Francis, the first pontiff to set foot on the peninsula, was speaking during a trip to the United Arab Emirates, which is playing a leading role in Yemen's conflict as part of a Saudi-led military coalition.
"War cannot create anything but misery, weapons bring nothing but death," he said in a speech after meeting UAE leaders in the capital Abu Dhabi on Monday, the first full day of a trip he hopes will foster peace through religious dialogue.
"Its fateful consequences are before our eyes. I am thinking in particular of Yemen, Syria, Iraq, and Libya," he said at an inter-religious meeting at the UAE Founder's Memorial.
"Let us commit ourselves against the logic of armed power," he said in his first public address on the trip after meeting with Sheikh Ahmed al-Tayeb, the Grand Imam of Egypt’s Al-Azhar mosque who called on Muslims in the Middle East to embrace Christians.
The nearly four-year-old war in Yemen, the poorest Arabian Peninsula nation, has killed tens of thousands of people and left almost 16 million people facing severe hunger. The conflict pits the Saudi-led coalition loyal to ousted President Abd-Rabbu Mansour Hadi against the Iran-aligned Houthi group.
The United Nations is trying to implement a fragile ceasefire deal in the country's main Hodeidah port, a lifeline for millions and the site of some of the war's fiercest battles. It hopes the deal will pave the way for talks to end the war.
Francis used his regular Sunday address in Vatican City to urge all sides to implement the deal and help deliver aid.

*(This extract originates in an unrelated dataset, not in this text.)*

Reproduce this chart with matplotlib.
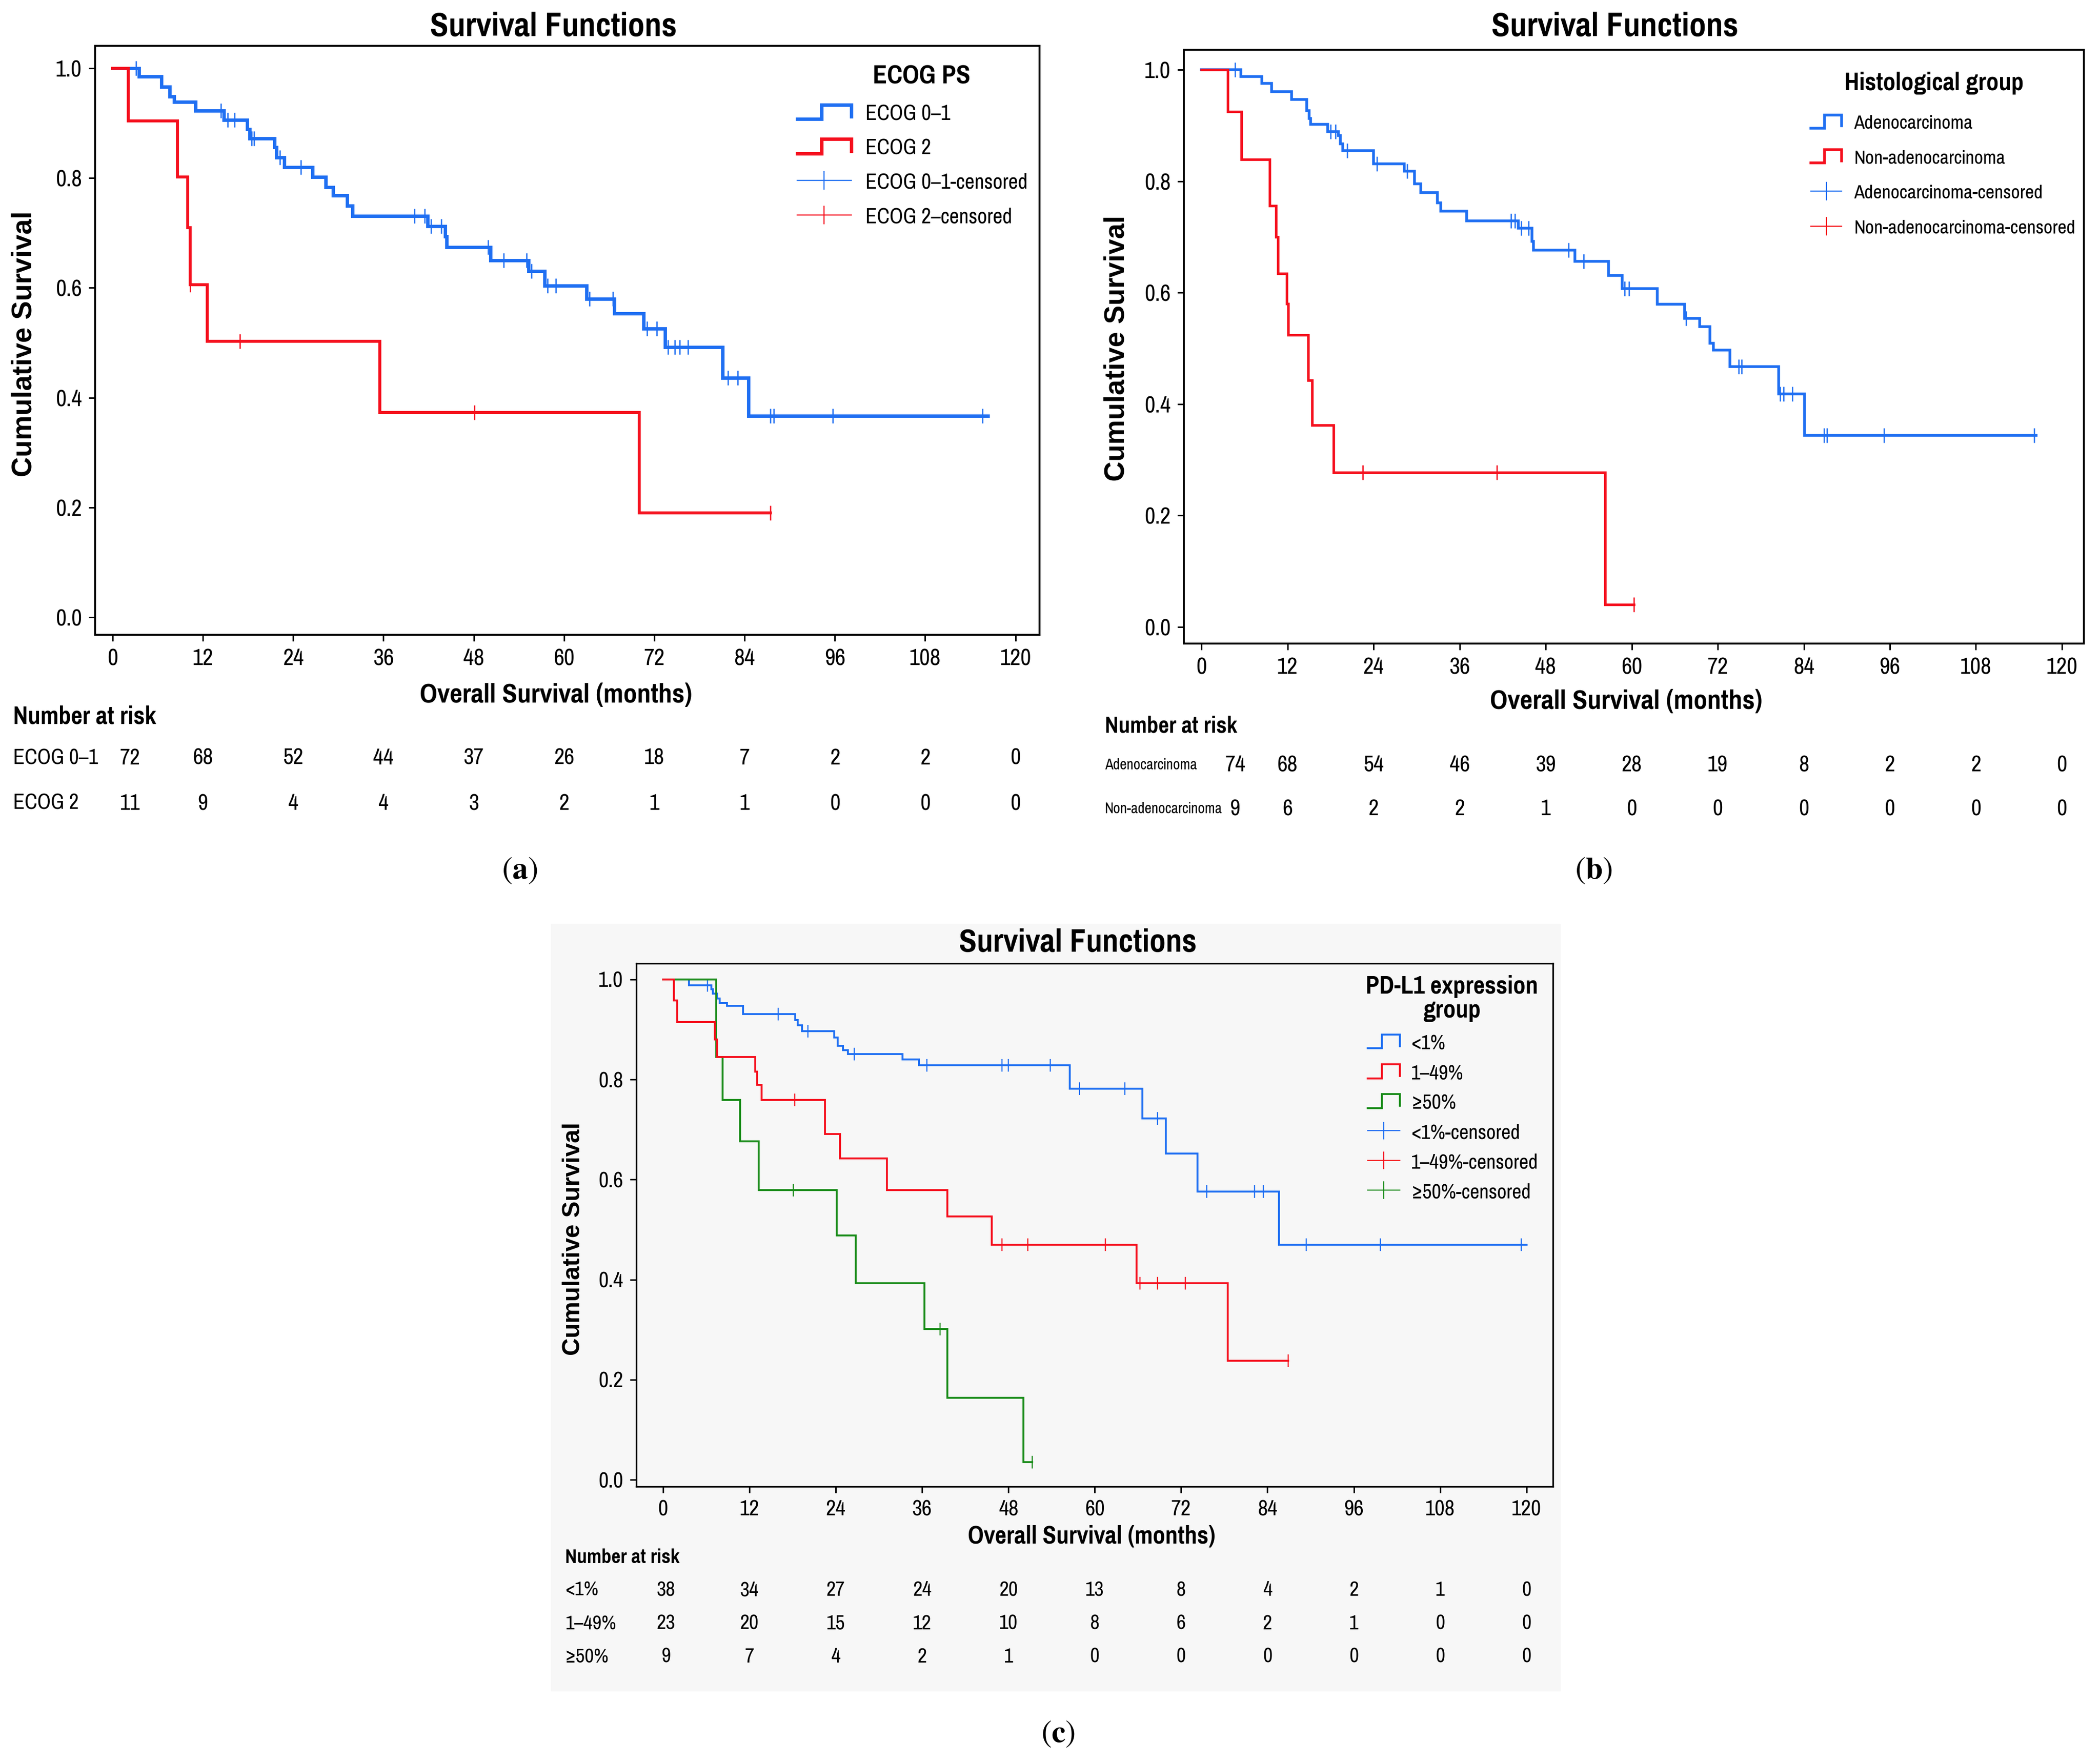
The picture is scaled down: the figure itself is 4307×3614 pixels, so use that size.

A senior UAE official welcomed his comments on the peace deal: "Let us assure its implementation and make 2019 the year of peace in Yemen," Minister of State for Foreign Affairs Anwar Gargash wrote on Twitter late on Sunday.
The Grand Imam, the most senior Muslim figure taking part in the visit, called on Muslims in the Middle East to "embrace" local Christian communities, describing them as part of the nation and not a minority.
"You are citizens with full rights and responsibilities," said Sheikh Tayeb, whose Al-Azhar university represents one of one of the main seats of learning of Sunni Islam. He also called on Muslims in the West to integrate in their host nations and respect local laws.
Sheikh Tayeb and the pope signed a document of "human fraternity" which carried a message against religious extremism.
Earlier on Monday the Pope was welcomed to the sprawling Presidential Palace for private talks with Abu Dhabi's Crown Prince Sheikh Mohammed bin Zayed al-Nahyan and other UAE leaders.
The visit received some positive media attention in neighboring Saudi Arabia, home to Islam's holiest sites and where churches are banned. The main English daily, Arab News, ran a picture of the pope and Abu Dhabi's crown prince calling it "the moment that made history on the Arabian Peninsula."
It ran an article citing Muslim and Catholic officials saying Saudi Arabia could feature in a future papal visit.
Priests and diplomats describe the UAE as one of the least restrictive environments in the Gulf for Christian worship, which is allowed in church compounds with special licenses. But like other Gulf states it outlaws unsanctioned religious gatherings and non-Muslims must not proselytize.
Vatican officials say they hope one of the immediate effects of the visit will be permission to build more church compounds in the UAE to minister to the Catholic community.
On Tuesday before returning to Rome, the pope will celebrate an outdoor mass for some 135,000 Catholics in an Abu Dhabi sports stadium, an event with no precedent in the peninsula.
The UAE hosts nine Catholic churches and is home to about one million expatriate Catholics, many from the Philippines. Another one million Catholics are estimated to live in other countries in the Arabian Peninsula.